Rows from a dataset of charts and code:
/---
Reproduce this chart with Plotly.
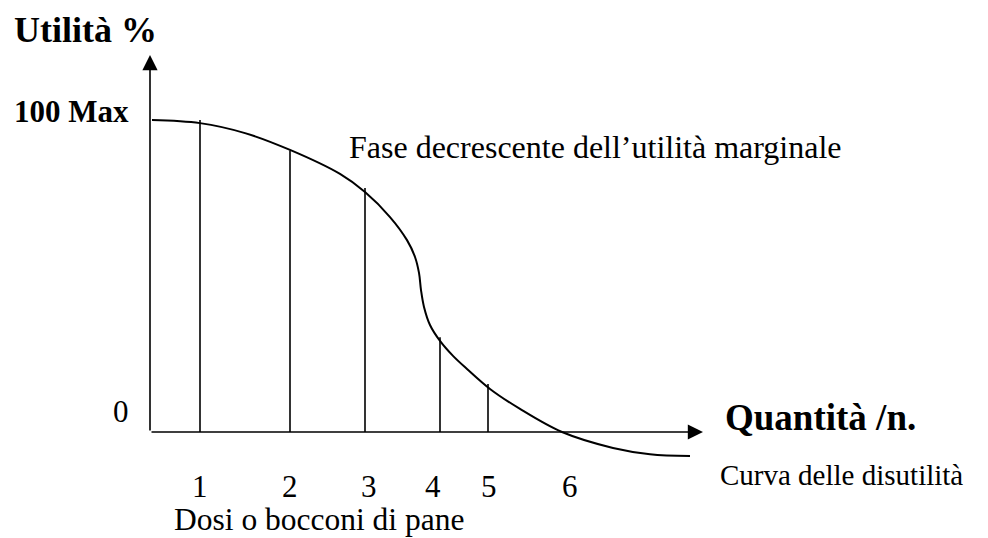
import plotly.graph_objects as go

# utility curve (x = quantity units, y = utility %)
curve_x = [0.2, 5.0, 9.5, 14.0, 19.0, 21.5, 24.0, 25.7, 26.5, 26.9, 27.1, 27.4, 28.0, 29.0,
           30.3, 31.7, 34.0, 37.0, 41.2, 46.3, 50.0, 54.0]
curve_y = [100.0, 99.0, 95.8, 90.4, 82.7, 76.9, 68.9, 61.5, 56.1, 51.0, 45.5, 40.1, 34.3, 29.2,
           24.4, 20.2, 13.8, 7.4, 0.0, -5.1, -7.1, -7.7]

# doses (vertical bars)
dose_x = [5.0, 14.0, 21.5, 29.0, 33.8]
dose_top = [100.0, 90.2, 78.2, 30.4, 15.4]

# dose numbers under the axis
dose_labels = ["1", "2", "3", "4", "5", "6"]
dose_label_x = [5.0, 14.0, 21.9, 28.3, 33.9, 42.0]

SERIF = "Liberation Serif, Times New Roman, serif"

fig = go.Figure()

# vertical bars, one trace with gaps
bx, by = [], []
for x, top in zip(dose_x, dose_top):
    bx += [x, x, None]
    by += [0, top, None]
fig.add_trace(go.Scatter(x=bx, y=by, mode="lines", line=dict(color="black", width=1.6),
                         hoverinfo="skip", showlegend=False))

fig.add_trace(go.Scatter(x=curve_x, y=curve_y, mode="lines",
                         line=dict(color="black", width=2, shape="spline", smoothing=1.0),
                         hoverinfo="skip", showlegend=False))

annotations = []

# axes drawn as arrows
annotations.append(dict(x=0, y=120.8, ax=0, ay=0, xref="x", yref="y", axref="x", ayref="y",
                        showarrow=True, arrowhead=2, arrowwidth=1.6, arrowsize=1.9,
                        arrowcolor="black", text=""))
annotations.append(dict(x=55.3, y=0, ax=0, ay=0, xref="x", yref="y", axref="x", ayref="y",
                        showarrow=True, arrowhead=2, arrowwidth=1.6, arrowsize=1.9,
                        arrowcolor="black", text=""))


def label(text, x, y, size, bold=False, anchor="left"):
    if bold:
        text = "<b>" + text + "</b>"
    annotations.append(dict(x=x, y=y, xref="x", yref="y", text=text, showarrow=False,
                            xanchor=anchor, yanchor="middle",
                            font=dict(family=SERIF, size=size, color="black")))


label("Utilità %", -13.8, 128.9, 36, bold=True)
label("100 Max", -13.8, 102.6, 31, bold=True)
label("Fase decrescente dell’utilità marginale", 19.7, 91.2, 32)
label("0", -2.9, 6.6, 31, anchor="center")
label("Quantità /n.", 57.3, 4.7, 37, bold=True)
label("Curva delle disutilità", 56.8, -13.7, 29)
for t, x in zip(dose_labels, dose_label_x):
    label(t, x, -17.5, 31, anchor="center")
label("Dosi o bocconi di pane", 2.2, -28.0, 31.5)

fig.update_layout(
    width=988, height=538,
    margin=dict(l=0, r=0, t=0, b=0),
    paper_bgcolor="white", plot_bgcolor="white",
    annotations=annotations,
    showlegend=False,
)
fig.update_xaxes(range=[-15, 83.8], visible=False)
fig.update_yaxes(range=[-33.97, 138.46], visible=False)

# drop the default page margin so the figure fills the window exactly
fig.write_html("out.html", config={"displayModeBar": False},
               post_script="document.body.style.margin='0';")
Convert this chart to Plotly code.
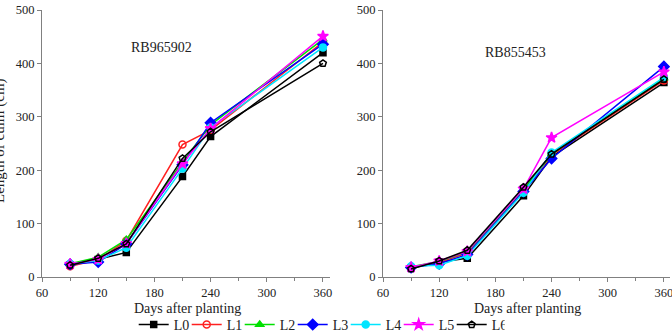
\---
WHAT NEEDS TO BE DONE: Copy every line of the entries above in which "this" occurs.

FULL ANSWER:
Reproduce this chart with Plotly.
Convert this chart to Plotly code.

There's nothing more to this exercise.